Joe Philbin, Miami Dolphins
Steve Mitchell-US PRESSWIRE
The Miami Dolphins are starting over in 2012. They have a new head coach (Joe Philbin), a new offensive coordinator (Mike Sherman), a new defensive coordinator (Kevin Coyle) and a rookie quarterback in Ryan Tannehill that the team hopes can be the face of the franchise.
For Philbin, this marks his first experience as a head coach at any level. And it will be a tough first test.
Quarterback David Garrard was reportedly the leader for the starting quarterback job before undergoing a knee scope on Aug. 11. Now, it appears that Tannehill, who has impressed in his first two preseason games, has the edge over Matt Moore for starting duties.
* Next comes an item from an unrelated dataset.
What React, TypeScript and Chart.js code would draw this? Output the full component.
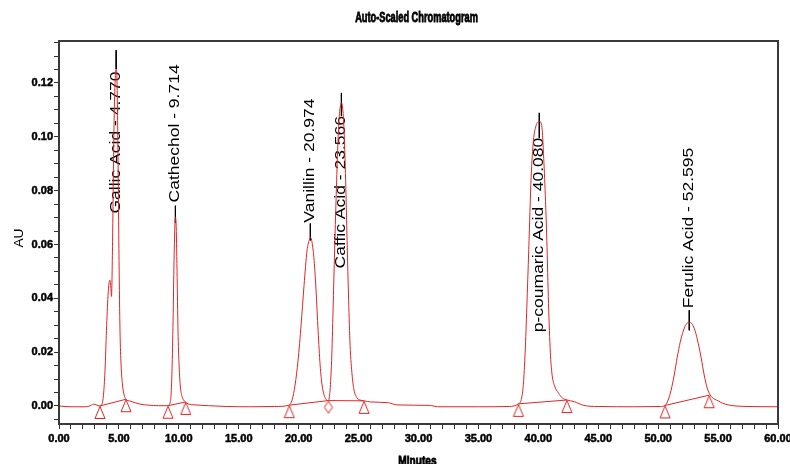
import React, { useEffect, useRef } from 'react';
import { Chart, registerables } from 'chart.js';

Chart.register(...registerables);

// ---- Chromatogram trace (minutes, AU) ----
const traceTime = [
  0.0, 0.5, 1.0, 1.5, 2.0, 2.4, 2.7, 2.9, 3.1, 3.42,
  3.59, 3.71, 3.84, 3.96, 4.09, 4.17, 4.26, 4.34, 4.38, 4.47,
  4.55, 4.63, 4.72, 4.77, 4.84, 4.92, 5.01, 5.09, 5.18, 5.30,
  5.43, 5.59, 5.93, 6.34, 6.76, 7.5, 8.3, 9.10,
  9.27, 9.35, 9.43, 9.52, 9.60, 9.68, 9.72, 9.77, 9.85, 9.93,
  10.02, 10.14, 10.31, 10.52, 10.77, 11.35, 12.5, 14.0, 16.0, 18.0,
  19.20, 19.45, 19.70, 19.95, 20.20, 20.45, 20.70, 20.87, 21.00, 21.12,
  21.29, 21.45, 21.62, 21.79, 21.95, 22.12, 22.29, 22.48,
  22.62, 22.75, 22.87, 23.00, 23.12, 23.25, 23.37, 23.50, 23.57, 23.66,
  23.79, 23.92, 24.04, 24.17, 24.29, 24.46, 24.62, 24.87, 25.12, 25.46,
  26.0, 27.5, 28.2, 31.0, 31.6, 35.0, 37.6,
  38.34, 38.55, 38.75, 38.90, 39.04, 39.20, 39.40, 39.59, 39.80, 40.08,
  40.30, 40.45, 40.60, 40.71, 40.85, 41.00, 41.13, 41.35, 41.68, 42.00,
  42.40, 43.0, 43.8, 45.0, 48.0, 50.2,
  50.58, 50.83, 51.08, 51.34, 51.59, 51.84, 52.09, 52.34, 52.59, 52.84,
  53.09, 53.34, 53.59, 53.84, 54.09, 54.34, 54.68, 55.01, 55.34, 55.84,
  56.5, 57.5, 60.0,
];
const traceAU = [
  0.0000, -0.0002, -0.0003, -0.0003, -0.0003, -0.0002, 0.0003, 0.0007, 0.0004, 0.0000,
  0.0007, 0.0040, 0.0133, 0.0280, 0.0410, 0.0456, 0.0467, 0.0430, 0.0407, 0.0610,
  0.0910, 0.1130, 0.1237, 0.1252, 0.1207, 0.0948, 0.0540, 0.0280, 0.0152, 0.0078,
  0.0041, 0.0025, 0.0018, 0.0012, 0.0007, 0.0003, 0.0001, 0.0001,
  0.0011, 0.0040, 0.0133, 0.0319, 0.0540, 0.0681, 0.0700, 0.0680, 0.0504, 0.0281,
  0.0152, 0.0067, 0.0030, 0.0016, 0.0008, 0.0004, 0.0001, -0.0002, -0.0003, -0.0002,
  0.0003, 0.0022, 0.0078, 0.0170, 0.0300, 0.0448, 0.0578, 0.0615, 0.0626, 0.0607,
  0.0540, 0.0430, 0.0280, 0.0152, 0.0078, 0.0041, 0.0024, 0.0020,
  0.0059, 0.0170, 0.0356, 0.0580, 0.0763, 0.0948, 0.1067, 0.1119, 0.1126, 0.1111,
  0.1022, 0.0837, 0.0615, 0.0393, 0.0226, 0.0115, 0.0059, 0.0030, 0.0022, 0.0019,
  0.0015, 0.0012, 0.0004, 0.0002, -0.0003, -0.0003, -0.0002,
  0.0008, 0.0020, 0.0080, 0.0200, 0.0367, 0.0580, 0.0850, 0.0985, 0.1040, 0.1058,
  0.1035, 0.0920, 0.0760, 0.0615, 0.0380, 0.0200, 0.0122, 0.0075, 0.0048, 0.0030,
  0.0022, 0.0016, 0.0002, -0.0002, -0.0003, -0.0002,
  0.0002, 0.0022, 0.0059, 0.0115, 0.0181, 0.0237, 0.0278, 0.0304, 0.0311, 0.0304,
  0.0278, 0.0233, 0.0178, 0.0115, 0.0067, 0.0041, 0.0026, 0.0019, 0.0011, 0.0004,
  0.0000, -0.0002, -0.0003,
];

// ---- Peaks ----
const peakNames = ['Gallic Acid', 'Cathechol', 'Vanillin', 'Caffic Acid', 'p-coumaric Acid', 'Ferulic Acid'];
const peakTimes = [4.77, 9.714, 20.974, 23.566, 40.08, 52.595];
const peakTimeLabels = ['4.770', '9.714', '20.974', '23.566', '40.080', '52.595'];
const labelLineTop = [0.1322, 0.0744, 0.0678, 0.1163, 0.1089, 0.0356];
const labelLineBottom = [0.1252, 0.0680, 0.0615, 0.1078, 0.0996, 0.0281];
const labelTextStart = [0.0715, 0.0756, 0.0681, 0.0511, 0.0274, 0.0363];

// ---- Integration baselines ----
const baseStartTime = [3.42, 9.10, 19.22, 22.48, 38.34, 50.58];
const baseStartAU = [0.0000, 0.0001, 0.0003, 0.0020, 0.0008, 0.0002];
const baseEndTime = [5.59, 10.57, 22.48, 25.46, 42.38, 54.26];
const baseEndAU = [0.0025, 0.0015, 0.0020, 0.0019, 0.0022, 0.0040];

// ---- Axes ----
const xMajorTicks = [0, 5, 10, 15, 20, 25, 30, 35, 40, 45, 50, 55, 60];
const yMajorTicks = [0, 0.02, 0.04, 0.06, 0.08, 0.1, 0.12];
const xMin = 0, xMax = 60;
const yMin = -0.0067, yMax = 0.1356;

const RED = 'rgb(222, 38, 38)';
const FONT = '"Liberation Sans", Arial, sans-serif';

function makeTriangle(): HTMLCanvasElement {
  const c = document.createElement('canvas');
  c.width = 12; c.height = 28;
  const g = c.getContext('2d')!;
  g.strokeStyle = RED; g.lineWidth = 1;
  g.beginPath();
  g.moveTo(6, 14.5); g.lineTo(11, 26.5); g.lineTo(1, 26.5); g.closePath();
  g.stroke();
  return c;
}
function makeDiamond(): HTMLCanvasElement {
  const c = document.createElement('canvas');
  c.width = 12; c.height = 28;
  const g = c.getContext('2d')!;
  g.strokeStyle = RED; g.lineWidth = 1;
  g.beginPath();
  g.moveTo(6, 14.5); g.lineTo(10, 20.5); g.lineTo(6, 26.5); g.lineTo(2, 20.5); g.closePath();
  g.stroke();
  return c;
}

const isMajor = (v: number, list: number[]) => list.some((m) => Math.abs(m - v) < 1e-6);

export default function App() {
  const ref = useRef<HTMLCanvasElement | null>(null);
  useEffect(() => {
    if (!ref.current) return;
    const tri = makeTriangle();
    const dia = makeDiamond();

    const traceData = traceTime.map((t, i) => ({ x: t, y: traceAU[i] }));

    const baseSets = baseStartTime.map((t, i) => ({
      data: [{ x: t, y: baseStartAU[i] }, { x: baseEndTime[i], y: baseEndAU[i] }],
      borderColor: RED, borderWidth: 1, pointRadius: 0, showLine: true, tension: 0,
    }));

    const markers: { x: number; y: number }[] = [];
    const markerStyles: HTMLCanvasElement[] = [];
    baseStartTime.forEach((t, i) => {
      [[t, baseStartAU[i]], [baseEndTime[i], baseEndAU[i]]].forEach(([mt, ma]) => {
        if (markers.some((m) => Math.abs(m.x - mt) < 1e-6)) return;
        const shared = baseEndTime.some((e) => Math.abs(e - mt) < 1e-6) && baseStartTime.some((s) => Math.abs(s - mt) < 1e-6);
        markers.push({ x: mt, y: ma });
        markerStyles.push(shared ? dia : tri);
      });
    });

    const lineSets = peakTimes.map((t, i) => ({
      data: [{ x: t, y: labelLineTop[i] }, { x: t, y: labelLineBottom[i] }],
      borderColor: '#000', borderWidth: 1, pointRadius: 0, showLine: true, tension: 0,
    }));

    const decor = {
      id: 'decor',
      beforeDatasetsDraw(chart: any) {
        const { ctx, scales } = chart;
        const x = scales.x, y = scales.y;
        ctx.save();
        ctx.fillStyle = '#000';
        ctx.font = `14px ${FONT}`;
        ctx.textBaseline = 'middle';
        ctx.textAlign = 'left';
        peakNames.forEach((n, i) => {
          const px = x.getPixelForValue(peakTimes[i]);
          const py = y.getPixelForValue(labelTextStart[i]);
          ctx.save();
          ctx.translate(px, py);
          ctx.rotate(-Math.PI / 2);
          ctx.scale(1.25, 1);
          ctx.fillText(`${n} - ${peakTimeLabels[i]}`, 0, 0);
          ctx.restore();
        });
        ctx.restore();
      },
      afterDraw(chart: any) {
        const { ctx, chartArea: a } = chart;
        ctx.save();
        ctx.strokeStyle = '#3a3a3a';
        ctx.lineWidth = 2;
        ctx.strokeRect(a.left, a.top, a.right - a.left, a.bottom - a.top);
        const cx = (a.left + a.right) / 2;
        ctx.fillStyle = '#000';
        ctx.strokeStyle = '#000';
        // title
        ctx.save();
        ctx.translate(cx - 2, 18);
        ctx.scale(0.66, 1);
        ctx.font = `bold 14px ${FONT}`;
        ctx.textAlign = 'center';
        ctx.textBaseline = 'middle';
        ctx.lineWidth = 0.8;
        ctx.fillText('Auto-Scaled Chromatogram', 0, 0);
        ctx.strokeText('Auto-Scaled Chromatogram', 0, 0);
        ctx.restore();
        // x title
        ctx.save();
        ctx.translate(cx - 1, 455);
        ctx.scale(0.78, 1);
        ctx.font = `bold 13px ${FONT}`;
        ctx.textAlign = 'center';
        ctx.textBaseline = 'top';
        ctx.lineWidth = 0.8;
        ctx.fillText('Minutes', 0, 0);
        ctx.strokeText('Minutes', 0, 0);
        ctx.restore();
        // y title
        ctx.save();
        ctx.translate(20, 238);
        ctx.rotate(-Math.PI / 2);
        ctx.scale(1.15, 1);
        ctx.font = `12px ${FONT}`;
        ctx.textAlign = 'center';
        ctx.textBaseline = 'middle';
        ctx.fillText('AU', 0, 0);
        ctx.restore();
        ctx.restore();
      },
    };

    const tickFont = { family: FONT, size: 11, weight: 'bold' };

    const chart = new Chart(ref.current, {
      type: 'line',
      data: {
        datasets: [
          {
            data: traceData, borderColor: RED, borderWidth: 1, pointRadius: 0,
            cubicInterpolationMode: 'monotone',
          } as any,
          ...baseSets,
          {
            data: markers, showLine: false, pointRadius: 4, pointStyle: markerStyles as any,
            borderColor: RED, backgroundColor: 'transparent',
          } as any,
          ...lineSets,
        ],
      },
      options: {
        responsive: false,
        animation: false,
        layout: { padding: { top: 41, right: 12, bottom: 0, left: 0 } },
        plugins: { legend: { display: false }, tooltip: { enabled: false }, title: { display: false } },
        elements: { point: { radius: 0 } },
        scales: {
          x: {
            type: 'linear', min: xMin, max: xMax,
            afterFit(s: any) { s.height = 40; s.paddingLeft = 0; s.paddingRight = 0; },
            border: { display: false },
            grid: { drawOnChartArea: false, drawTicks: true, tickLength: 5, color: '#333', tickColor: '#333' },
            ticks: {
              stepSize: 1, autoSkip: false, maxRotation: 0, minRotation: 0, includeBounds: false,
              padding: 3, color: '#000', font: tickFont, textStrokeColor: '#000', textStrokeWidth: 0.5,
              callback: (v: any) => (isMajor(Number(v), xMajorTicks) ? Number(v).toFixed(2) : ''),
            },
          },
          y: {
            type: 'linear', min: yMin, max: yMax,
            afterFit(s: any) { s.width = 59; s.paddingTop = 0; s.paddingBottom = 0; },
            border: { display: false },
            grid: { drawOnChartArea: false, drawTicks: true, tickLength: 5, color: '#333', tickColor: '#333' },
            ticks: {
              stepSize: 0.005, autoSkip: false, includeBounds: false,
              padding: 1, color: '#000', font: tickFont, textStrokeColor: '#000', textStrokeWidth: 0.5,
              callback: (v: any) => (isMajor(Number(v), yMajorTicks) ? Number(v).toFixed(2) : ''),
            },
          },
        },
      } as any,
      plugins: [decor],
    });
    return () => chart.destroy();
  }, []);

  return (
    <div style={{ position: 'absolute', left: 0, top: 0, width: 790, height: 464, background: '#fff' }}>
      <canvas ref={ref} width={790} height={464} style={{ display: 'block' }} />
    </div>
  );
}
If Tannehill were to win the quarterback battle, it would be an exciting storyline for Fins fans. At the same time, plugging in a rookie signal-caller involves a learning curve, especially going up against Bill Belichick twice a year.
Philbin also had to deal with the whole Chad Johnson fiasco recently. The controversial veteran wide receiver was in a prime position to headline Miami’s receiving corps; instead, he headlined the media for his domestic battery arrest.
The head coach subsequently released Johnson, which actually sparked some tension between Philbin and the players. According to Adam H. Beasley of the Miami Herald, linebacker Karlos Dansby and cornerback Sean Smith were both unhappy with the decision to let Johnson go.
Both the Dolphins and Philbin hope the distraction blows over soon, but either way, it wasn’t a great storyline for the team heading into the regular season.
The more important progress to monitor, though, is how quickly Philbin and his new staff can form an identity in Miami. Establishing some success in the AFC East will be tough this year, so making tangible strides will be a focal point.
The receiving corps was a weak link even before Johnson’s release. Now the position is even thinner, which will make it even tougher on whoever is passing the ball.
It’s obviously impossible to judge Philbin at this point (having not coached in a regular season game), but there’s no doubt he has a tall task ahead of him in 2012.